Lorsqu’ils concernent l’avenir, les sondages ne sont pas plus fiables que les prédictions. Universelle, c’est la première conclusion à tirer des élections turques et les deux autres ne le sont pas moins car, normalement, l’hyperinflation, l’étouffement des libertés et le boom de la corruption auraient dû infliger la plus humiliante des défaites à Recep Erdogan et à son parti.
Or s’il n’en a rien été, si une moitié de la Turquie leur restent malgré tout fidèles, c’est que les élections ne se jouent plus d’abord sur l’économie. Ce qu’avait professé Bill Clinton et plusieurs générations de politologues avant lui n’est plus vrai car le monde est devenu tellement incertain et ses évolutions si profondément anxiogènes que partout ou presque un électeur sur deux cherche refuge à l’abri des frontières nationales et d’un passé mythifié, dans un rejet de l’autre et la résurrection des nationalismes.
En Turquie comme aux Etats-Unis, en Afrique ou dans les pays de l’Union européenne, la rapidité de la libération de la femme et de l’évolution des mœurs engendrent dans des pans entiers de nos sociétés un si complet désarroi qu’il favorise une aspiration au retour de normes dépassées qui s’appelle la réaction.
Longtemps marginalisées, les droites réactionnaires en ont partout le vent en poupe et, dans tous les pays vers lesquels elles se dirigent, les vagues migratoires suscitent parallèlement une peur de l’étranger, une xénophobie porteuse de racismes et de phantasmes sur le « grand remplacement » d’un environnement familier par d’autres civilisations.
Dans tous les pays, à des degrés divers mais dans un même phénomène de peurs montantes et croisées, se mêlent ainsi une panique devant l’effondrement de normes religieuses et familiales connues et la mise en cause de nouvelles libertés par le développement d’immigrations qui admettent aussi mal l’avortement que la laïcité ou l’homosexualité.

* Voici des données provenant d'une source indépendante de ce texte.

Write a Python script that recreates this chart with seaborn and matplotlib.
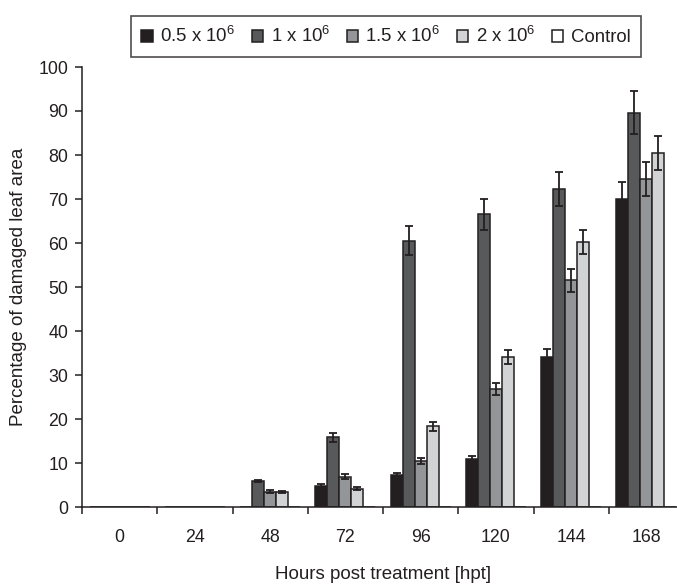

Et ce n’est pas tout. A l’heure où elles découvrent qu’elles ne sont plus totalement dominantes et que la croissance économique de nouveaux pays peut être porteuse d’ambitions impériales, les élites et les populations occidentales en reviennent au protectionnisme et à la crainte des mondes étrangers. C’est eux ou nous, se disent-elles toujours plus et, face à elles, des nations qu’elles avaient colonisées ou marginalisées rêvent ouvertement d’une revanche historique qui viendrait renverser les équilibres internationaux.
On en revient à une ère défiance internationale et, des Etats-Unis à la Turquie, de pays aussi minuscules qu’Israël ou la Hongrie à des pays aussi immenses que l’Inde ou la Chine, un nationalisme réactionnaire cimente de nouvelles droites, trumpiste, orbaniste, erdoganiste, poutinienne, netanyahiste ou bolsonariste. Ces droites reculent ou progressent en fonction de situations économiques, politiques ou internationales mais que le moment leur soit ou non favorables, elles existent et s’enracinent dans le regroupement des extrêmes-droites, des droites dures, des classes les plus fragiles et des fondamentalistes chrétiens, musulmans, juifs ou bouddhistes.

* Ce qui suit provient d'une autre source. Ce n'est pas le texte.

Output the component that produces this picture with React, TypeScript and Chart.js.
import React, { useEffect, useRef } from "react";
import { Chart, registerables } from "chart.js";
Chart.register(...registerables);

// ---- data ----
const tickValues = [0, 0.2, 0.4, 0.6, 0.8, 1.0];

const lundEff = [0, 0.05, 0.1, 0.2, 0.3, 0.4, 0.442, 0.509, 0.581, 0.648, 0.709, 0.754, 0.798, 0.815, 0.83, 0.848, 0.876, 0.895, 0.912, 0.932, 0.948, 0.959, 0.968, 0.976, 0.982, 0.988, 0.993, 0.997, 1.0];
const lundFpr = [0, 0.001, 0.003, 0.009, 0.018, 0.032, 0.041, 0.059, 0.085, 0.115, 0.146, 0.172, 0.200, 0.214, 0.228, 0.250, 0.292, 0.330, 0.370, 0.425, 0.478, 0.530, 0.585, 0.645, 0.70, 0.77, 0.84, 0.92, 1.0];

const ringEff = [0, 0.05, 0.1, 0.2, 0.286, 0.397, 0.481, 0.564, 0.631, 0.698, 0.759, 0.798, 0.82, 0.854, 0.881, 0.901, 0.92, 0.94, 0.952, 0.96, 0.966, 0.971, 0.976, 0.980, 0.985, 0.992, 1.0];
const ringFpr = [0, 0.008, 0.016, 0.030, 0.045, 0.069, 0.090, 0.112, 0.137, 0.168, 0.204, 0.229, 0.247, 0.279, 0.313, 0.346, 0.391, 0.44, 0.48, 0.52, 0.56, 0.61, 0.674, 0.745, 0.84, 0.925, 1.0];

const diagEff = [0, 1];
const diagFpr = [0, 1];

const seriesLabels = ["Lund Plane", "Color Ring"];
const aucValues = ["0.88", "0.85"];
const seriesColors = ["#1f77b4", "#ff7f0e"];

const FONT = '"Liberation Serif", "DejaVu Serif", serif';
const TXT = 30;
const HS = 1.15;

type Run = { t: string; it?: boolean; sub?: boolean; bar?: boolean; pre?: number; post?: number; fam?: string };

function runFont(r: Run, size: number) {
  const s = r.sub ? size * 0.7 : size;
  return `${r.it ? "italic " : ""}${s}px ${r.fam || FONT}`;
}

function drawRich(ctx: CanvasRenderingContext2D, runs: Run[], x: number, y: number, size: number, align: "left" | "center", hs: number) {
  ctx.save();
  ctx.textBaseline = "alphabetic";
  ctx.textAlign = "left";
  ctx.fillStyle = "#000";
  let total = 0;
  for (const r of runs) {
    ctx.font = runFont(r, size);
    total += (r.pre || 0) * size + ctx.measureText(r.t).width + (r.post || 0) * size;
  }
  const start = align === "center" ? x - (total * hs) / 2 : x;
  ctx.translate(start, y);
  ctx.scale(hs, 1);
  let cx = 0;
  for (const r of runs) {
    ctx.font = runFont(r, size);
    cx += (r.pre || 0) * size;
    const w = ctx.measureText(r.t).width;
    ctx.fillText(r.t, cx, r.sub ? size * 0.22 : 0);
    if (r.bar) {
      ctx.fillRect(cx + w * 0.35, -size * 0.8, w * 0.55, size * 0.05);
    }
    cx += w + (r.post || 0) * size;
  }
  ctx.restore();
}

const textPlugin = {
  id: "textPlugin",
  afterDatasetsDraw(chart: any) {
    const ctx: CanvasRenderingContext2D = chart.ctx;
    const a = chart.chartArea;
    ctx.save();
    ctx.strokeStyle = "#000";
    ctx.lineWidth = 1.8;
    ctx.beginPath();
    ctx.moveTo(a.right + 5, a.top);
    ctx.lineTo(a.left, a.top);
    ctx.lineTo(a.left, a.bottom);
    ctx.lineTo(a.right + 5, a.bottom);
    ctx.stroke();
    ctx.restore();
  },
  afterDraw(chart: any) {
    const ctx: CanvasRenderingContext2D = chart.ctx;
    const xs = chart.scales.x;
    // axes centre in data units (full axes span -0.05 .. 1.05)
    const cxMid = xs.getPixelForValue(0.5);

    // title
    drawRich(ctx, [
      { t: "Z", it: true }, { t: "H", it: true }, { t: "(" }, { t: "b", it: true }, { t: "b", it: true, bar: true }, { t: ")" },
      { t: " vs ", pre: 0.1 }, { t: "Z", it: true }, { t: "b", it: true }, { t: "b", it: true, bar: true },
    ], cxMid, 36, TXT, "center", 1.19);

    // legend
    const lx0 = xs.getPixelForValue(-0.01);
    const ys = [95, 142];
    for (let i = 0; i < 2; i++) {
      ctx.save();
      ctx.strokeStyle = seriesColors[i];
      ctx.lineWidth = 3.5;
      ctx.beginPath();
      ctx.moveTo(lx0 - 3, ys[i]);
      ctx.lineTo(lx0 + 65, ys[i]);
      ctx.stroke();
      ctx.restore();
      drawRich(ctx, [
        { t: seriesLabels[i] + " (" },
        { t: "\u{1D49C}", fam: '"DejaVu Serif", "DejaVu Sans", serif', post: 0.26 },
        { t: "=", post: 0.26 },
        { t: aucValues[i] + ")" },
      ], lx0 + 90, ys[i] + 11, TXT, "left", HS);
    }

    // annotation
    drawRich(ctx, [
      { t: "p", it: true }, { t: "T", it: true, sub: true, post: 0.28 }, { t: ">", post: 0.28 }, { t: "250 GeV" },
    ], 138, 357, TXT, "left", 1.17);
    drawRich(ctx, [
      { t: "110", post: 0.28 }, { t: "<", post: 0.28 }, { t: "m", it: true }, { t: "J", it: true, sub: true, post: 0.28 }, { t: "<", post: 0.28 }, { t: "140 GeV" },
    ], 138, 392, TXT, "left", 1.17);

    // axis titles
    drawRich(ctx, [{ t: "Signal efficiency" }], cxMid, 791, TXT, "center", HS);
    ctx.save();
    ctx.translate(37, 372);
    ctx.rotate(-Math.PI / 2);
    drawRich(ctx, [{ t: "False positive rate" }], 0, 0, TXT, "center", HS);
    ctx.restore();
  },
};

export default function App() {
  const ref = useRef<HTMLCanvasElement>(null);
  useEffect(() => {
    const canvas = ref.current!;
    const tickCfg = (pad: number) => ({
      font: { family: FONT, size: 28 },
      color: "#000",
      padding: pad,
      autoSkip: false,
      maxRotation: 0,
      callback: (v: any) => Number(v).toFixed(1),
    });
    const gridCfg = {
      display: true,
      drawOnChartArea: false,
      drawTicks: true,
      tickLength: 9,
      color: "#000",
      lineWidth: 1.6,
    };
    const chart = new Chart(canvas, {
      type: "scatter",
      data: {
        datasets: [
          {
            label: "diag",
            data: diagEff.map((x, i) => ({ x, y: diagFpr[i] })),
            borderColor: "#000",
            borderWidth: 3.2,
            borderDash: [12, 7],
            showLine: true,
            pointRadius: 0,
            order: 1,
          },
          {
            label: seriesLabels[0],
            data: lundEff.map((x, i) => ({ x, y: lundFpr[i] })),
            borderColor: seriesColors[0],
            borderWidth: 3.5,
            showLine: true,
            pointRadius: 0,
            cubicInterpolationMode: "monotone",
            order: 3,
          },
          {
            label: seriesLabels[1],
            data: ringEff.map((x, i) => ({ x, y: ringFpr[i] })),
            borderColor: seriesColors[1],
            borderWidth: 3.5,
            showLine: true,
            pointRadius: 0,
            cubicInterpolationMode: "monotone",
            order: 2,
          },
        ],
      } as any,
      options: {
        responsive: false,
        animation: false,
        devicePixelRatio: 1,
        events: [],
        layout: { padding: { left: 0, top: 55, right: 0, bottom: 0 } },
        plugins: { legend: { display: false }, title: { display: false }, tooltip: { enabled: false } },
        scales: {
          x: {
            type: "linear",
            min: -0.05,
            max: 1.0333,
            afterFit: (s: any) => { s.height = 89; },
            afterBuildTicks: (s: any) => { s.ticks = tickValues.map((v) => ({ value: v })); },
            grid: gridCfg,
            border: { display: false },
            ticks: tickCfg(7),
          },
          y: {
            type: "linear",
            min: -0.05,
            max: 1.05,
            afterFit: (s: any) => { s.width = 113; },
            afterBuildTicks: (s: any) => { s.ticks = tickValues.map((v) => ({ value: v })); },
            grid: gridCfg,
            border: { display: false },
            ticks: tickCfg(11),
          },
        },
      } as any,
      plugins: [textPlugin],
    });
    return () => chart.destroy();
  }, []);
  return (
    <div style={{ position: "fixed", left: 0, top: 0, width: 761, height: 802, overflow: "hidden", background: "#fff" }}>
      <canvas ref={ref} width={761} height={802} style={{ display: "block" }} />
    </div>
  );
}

On vient de le voir en Turquie mais on y a également vu, comme hier en Israël ou en Hongrie, qu’il ne suffisait pas de regrouper les démocrates de tous les segments de l’échiquier politique pour constituer de nouvelles forces à même de s’opposer à ces nouvelles droites. C’est la troisième des leçons universelles de scrutin turc. Face à la peur et à la fuite dans le passé, il faut plus que le souffle de la liberté, l’amour de la modernité et l’étendard de la démocratie. Il faut un programme, une modération et une vision qui rassurent assez pour convaincre et l’emporter.